Psyché Tropes Episode 16 presented by Steven McInerney picks up from where we left off but delves even deeper into the dark world of Butoh and Cine Dance.

Butoh is a subversive form of dance theatre that emerged in the post-World War II climate of Japan. While a contemporary practice, its origins lie deep in the roots of a Japanese archaic native tradition involving mythology, folklore, and spirituality.

Born in 1959 from the imagination of two of the most influential underground figures, Tatsumi Hijikata and Kazuo Ohno, Butoh existed outside of the mainstream, dealing with taboos involving a language that is often violent, absurd, and sexually explicit, breaching all sorts of social conventions.

The first soundtrack in the programme is titled Anma (The Masseurs), a Cine Dance film by Takahiko Iimura from 1963. Anma (The Masseurs) is a representative and historical work by Hijikata, who plays a soldier, featuring Kazuo Ohno, who plays a mad woman, first outcast and ignored but eventually accepted by the community through dance.
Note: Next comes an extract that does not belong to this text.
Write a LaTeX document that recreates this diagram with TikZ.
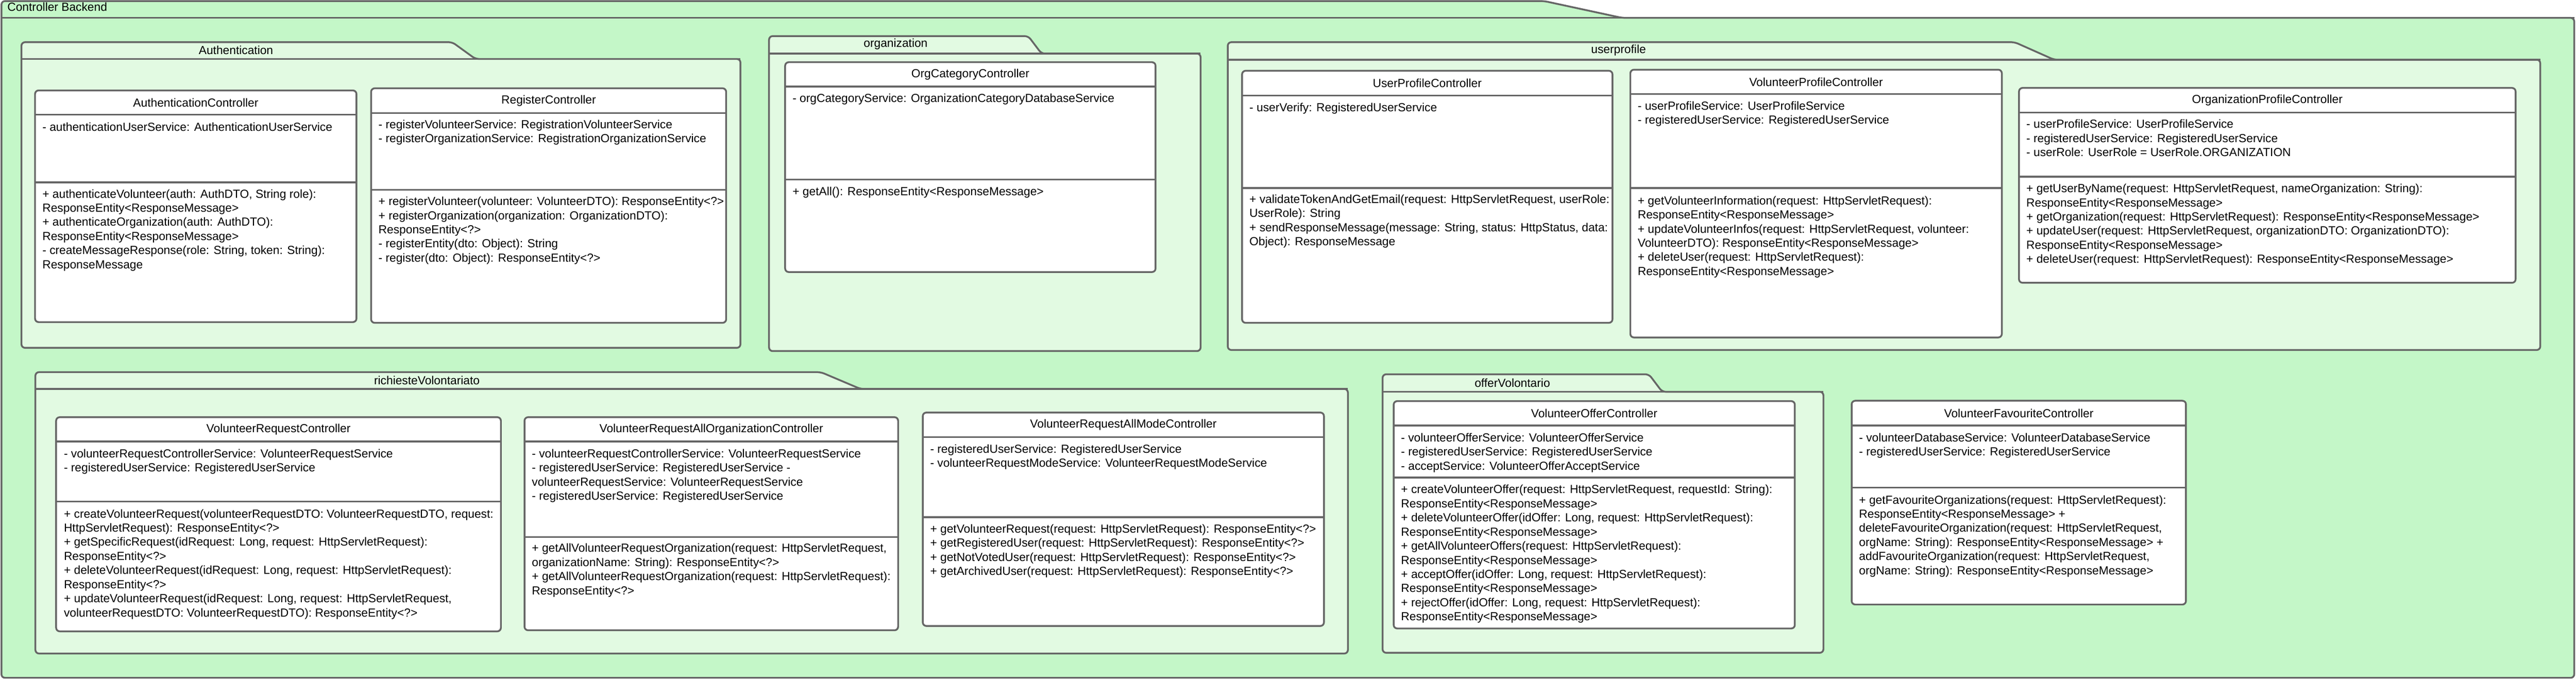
\documentclass[tikz,border=0pt]{standalone}
\usepackage{fontspec}
\setmainfont{Liberation Sans}
\usetikzlibrary{fit}
\definecolor{strk}{HTML}{666666}
\definecolor{outerfill}{RGB}{196,247,200}
\definecolor{pkgfill}{RGB}{226,250,226}
\newcommand\umlfont{\fontsize{9.33pt}{11.24pt}\selectfont}
% class frame: id, x0, ytop, x1, y header line, y divider, ybottom, title
\newcommand\umlclass[8]{%
  \node[classbox, fit={(#2,#3)(#4,#7)}] (#1) {};
  \draw[sepline] (#2,#5) -- (#4,#5);
  \draw[sepline] (#2,#6) -- (#4,#6);
  \node[titletxt] (#1-name) at ({(#2+#4)/2},{(#3+#5)/2}) {#8};
}
% package: x0, ytab top, xtab end, xslant end, ytab bottom, x1, ybottom
\newcommand\umlpackage[7]{%
  \filldraw[pkgshape] (#1,#5) -- (#1,#2) -- (#3,#2) -- (#4,#5) -- (#6,#5) -- (#6,#7) -- (#1,#7) -- cycle;
  \draw[sepline] (#1,#5) -- (#6,#5);
}
\begin{document}
\begin{tikzpicture}[
  x=0.01cm, y=-0.01cm,
  outershape/.style={draw=strk, fill=outerfill, line width=0.05cm, rounded corners=0.1cm},
  pkgshape/.style={draw=strk, fill=pkgfill, line width=0.05cm, rounded corners=0.1cm},
  classbox/.style={draw=strk, fill=white, line width=0.05cm, rounded corners=0.1cm, inner sep=0pt},
  sepline/.style={draw=strk, line width=0.05cm},
  titletxt/.style={font=\umlfont, inner sep=0pt},
  txt/.style={anchor=north west, align=left, inner sep=0pt, font=\umlfont},
  pkglabel/.style={font=\umlfont, inner sep=0pt}
]
\useasboundingbox (0,0) rectangle (7205,1901);

% outer frame
\filldraw[outershape] (4,50) -- (4,3) -- (4319,3) -- (4537,50) -- (7200,50) -- (7200,1896) -- (4,1896) -- cycle;
\draw[sepline] (4,50) -- (7200,50);
\node[pkglabel, anchor=west] (backend) at (20,19) {Controller Backend};

% packages
\umlpackage{60}{118}{1265}{1330}{165}{2071}{973}
\node[pkglabel] (authpkg) at (660,141) {Authentication};
\umlpackage{2151}{101}{2876}{2913}{150}{3358}{982}
\node[pkglabel] (orgpkg) at (2505,124) {organization};
\umlpackage{3434}{118}{5635}{5745}{167}{7105}{979}
\node[pkglabel] (userpkg) at (4527,141) {userprofile};
\umlpackage{99}{1041}{2296}{2407}{1088}{3770}{1828}
\node[pkglabel] (reqpkg) at (1194,1064) {richiesteVolontariato};
\umlpackage{3867}{1047}{4612}{4649}{1096}{5100}{1826}
\node[pkglabel] (offpkg) at (4230,1071) {offerVolontario};

% AuthenticationController
\umlclass{authc}{98}{253}{997}{321}{510}{901}{AuthenticationController}
\node[txt] (authc-a) at (118,338) {\strut- authenticationUserService: AuthenticationUserService};
\node[txt] (authc-m) at (118,525) {\strut+ authenticateVolunteer(auth: AuthDTO, String role):\\
ResponseEntity<ResponseMessage>\\
+ authenticateOrganization(auth: AuthDTO):\\
ResponseEntity<ResponseMessage>\\
- createMessageResponse(role: String, token: String):\\
ResponseMessage};

% RegisterController
\umlclass{regc}{1038}{247}{2031}{316}{531}{903}{RegisterController}
\node[txt] (regc-a) at (1058,331) {\strut- registerVolunteerService: RegistrationVolunteerService\\
- registerOrganizationService: RegistrationOrganizationService};
\node[txt] (regc-m) at (1058,546) {\strut+ registerVolunteer(volunteer: VolunteerDTO): ResponseEntity<?>\\
+ registerOrganization(organization: OrganizationDTO):\\
ResponseEntity<?>\\
- registerEntity(dto: Object): String\\
- register(dto: Object): ResponseEntity<?>};

% OrgCategoryController
\umlclass{orgc}{2196}{174}{3232}{242}{502}{761}{OrgCategoryController}
\node[txt] (orgc-a) at (2216,258) {\strut- orgCategoryService: OrganizationCategoryDatabaseService};
\node[txt] (orgc-m) at (2216,518) {\strut+ getAll(): ResponseEntity<ResponseMessage>};

% UserProfileController
\umlclass{upc}{3474}{198}{4510}{267}{526}{903}{UserProfileController}
\node[txt] (upc-a) at (3494,283) {\strut- userVerify: RegisteredUserService};
\node[txt] (upc-m) at (3494,540) {\strut+ validateTokenAndGetEmail(request: HttpServletRequest, userRole:\\
UserRole): String\\
+ sendResponseMessage(message: String, status: HttpStatus, data:\\
Object): ResponseMessage};

% VolunteerProfileController
\umlclass{vpc}{4560}{195}{5599}{263}{526}{944}{VolunteerProfileController}
\node[txt] (vpc-a) at (4580,279) {\strut- userProfileService: UserProfileService\\
- registeredUserService: RegisteredUserService};
\node[txt] (vpc-m) at (4580,544) {\strut+ getVolunteerInformation(request: HttpServletRequest):\\
ResponseEntity<ResponseMessage>\\
+ updateVolunteerInfos(request: HttpServletRequest, volunteer:\\
VolunteerDTO): ResponseEntity<ResponseMessage>\\
+ deleteUser(request: HttpServletRequest):\\
ResponseEntity<ResponseMessage>};

% OrganizationProfileController
\umlclass{opc}{5647}{246}{7036}{315}{494}{791}{OrganizationProfileController}
\node[txt] (opc-a) at (5667,330) {\strut- userProfileService: UserProfileService\\
- registeredUserService: RegisteredUserService\\
- userRole: UserRole = UserRole.ORGANIZATION};
\node[txt] (opc-m) at (5667,510) {\strut+ getUserByName(request: HttpServletRequest, nameOrganization: String):\\
ResponseEntity<ResponseMessage>\\
+ getOrganization(request: HttpServletRequest): ResponseEntity<ResponseMessage>\\
+ updateUser(request: HttpServletRequest, organizationDTO: OrganizationDTO):\\
ResponseEntity<ResponseMessage>\\
+ deleteUser(request: HttpServletRequest): ResponseEntity<ResponseMessage>};

% VolunteerRequestController
\umlclass{vrc}{157}{1167}{1401}{1235}{1403}{1766}{VolunteerRequestController}
\node[txt] (vrc-a) at (178,1252) {\strut- volunteerRequestControllerService: VolunteerRequestService\\
- registeredUserService: RegisteredUserService};
\node[txt] (vrc-m) at (178,1420) {\strut+ createVolunteerRequest(volunteerRequestDTO: VolunteerRequestDTO, request:\\
HttpServletRequest): ResponseEntity<?>\\
+ getSpecificRequest(idRequest: Long, request: HttpServletRequest):\\
ResponseEntity<?>\\
+ deleteVolunteerRequest(idRequest: Long, request: HttpServletRequest):\\
ResponseEntity<?>\\
+ updateVolunteerRequest(idRequest: Long, request: HttpServletRequest,\\
volunteerRequestDTO: VolunteerRequestDTO): ResponseEntity<?>};

% VolunteerRequestAllOrganizationController
\umlclass{vraoc}{1467}{1167}{2512}{1235}{1502}{1763}{VolunteerRequestAllOrganizationController}
\node[txt] (vraoc-a) at (1487,1252) {\strut- volunteerRequestControllerService: VolunteerRequestService\\
- registeredUserService: RegisteredUserService -\\
volunteerRequestService: VolunteerRequestService\\
- registeredUserService: RegisteredUserService};
\node[txt] (vraoc-m) at (1487,1516) {\strut+ getAllVolunteerRequestOrganization(request: HttpServletRequest,\\
organizationName: String): ResponseEntity<?>\\
+ getAllVolunteerRequestOrganization(request: HttpServletRequest):\\
ResponseEntity<?>};

% VolunteerRequestAllModeController
\umlclass{vramc}{2581}{1154}{3703}{1223}{1447}{1751}{VolunteerRequestAllModeController}
\node[txt] (vramc-a) at (2601,1239) {\strut- registeredUserService: RegisteredUserService\\
- volunteerRequestModeService: VolunteerRequestModeService};
\node[txt] (vramc-m) at (2601,1462) {\strut+ getVolunteerRequest(request: HttpServletRequest): ResponseEntity<?>\\
+ getRegisteredUser(request: HttpServletRequest): ResponseEntity<?>\\
+ getNotVotedUser(request: HttpServletRequest): ResponseEntity<?>\\
+ getArchivedUser(request: HttpServletRequest): ResponseEntity<?>};

% VolunteerOfferController
\umlclass{voc}{3898}{1122}{5020}{1190}{1336}{1758}{VolunteerOfferController}
\node[txt] (voc-a) at (3918,1207) {\strut- volunteerOfferService: VolunteerOfferService\\
- registeredUserService: RegisteredUserService\\
- acceptService: VolunteerOfferAcceptService};
\node[txt] (voc-m) at (3918,1352) {\strut+ createVolunteerOffer(request: HttpServletRequest, requestId: String):\\
ResponseEntity<ResponseMessage>\\
+ deleteVolunteerOffer(idOffer: Long, request: HttpServletRequest):\\
ResponseEntity<ResponseMessage>\\
+ getAllVolunteerOffers(request: HttpServletRequest):\\
ResponseEntity<ResponseMessage>\\
+ acceptOffer(idOffer: Long, request: HttpServletRequest):\\
ResponseEntity<ResponseMessage>\\
+ rejectOffer(idOffer: Long, request: HttpServletRequest):\\
ResponseEntity<ResponseMessage>};

% VolunteerFavouriteController
\umlclass{vfc}{5179}{1121}{6114}{1190}{1364}{1691}{VolunteerFavouriteController}
\node[txt] (vfc-a) at (5199,1207) {\strut- volunteerDatabaseService: VolunteerDatabaseService\\
- registeredUserService: RegisteredUserService};
\node[txt] (vfc-m) at (5199,1381) {\strut+ getFavouriteOrganizations(request: HttpServletRequest):\\
ResponseEntity<ResponseMessage> +\\
deleteFavouriteOrganization(request: HttpServletRequest,\\
orgName: String): ResponseEntity<ResponseMessage> +\\
addFavouriteOrganization(request: HttpServletRequest,\\
orgName: String): ResponseEntity<ResponseMessage>};
\end{tikzpicture}
\end{document}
Following on from Anma (The Masseurs) is an excerpt from the 1974 film 'Himiko,' directed by Masahiro Shindoa, with an original soundtrack by Toru Takemitsu. It's a film about the myth of the sun goddess who founded Japanese society, seen through the lens of a modern view of history.

The diegetic footprint of Kazuo Ohno in the 1973 film Mr. O’s Book of the Dead, directed by Nagano Chiaki. This was the last of a trilogy of experimental films about Kazuo Ohno during a period in which he had retired from public performance and just before he started touring the world as a solo dancer with his celebrated work, Admiring La Argentina. In the film, Ohno leads a troupe of strangely dressed, made-up, and gest-iculating dancers through a succession of lush, desolate, and surreal landscapes.

Continuing on from Mr. O’s Book of the Dead, is an excerpt from Hijikata’s A Summer Storm, shot on Super 8 in 1972 by Misoa Arai with music by Contadino Di Kham.

Closing off Episode 16 is an excerpt from Takahiko Imura’s 1965 11-minute piece, Rose Coloured Dance, featuring Hikikata with Ohno, shot on black and white 16mm as Hijikata was emerging as the originator of Butoh, with music by Tomomi Adachi.

For Hijikata, Butoh was not only a practice of self-exploration but also a way of life. Even during his final moments terminal moments,  Hikikata gathered his friends and danced his final performance on his deathbed, where even his final breath was a piece of theatre.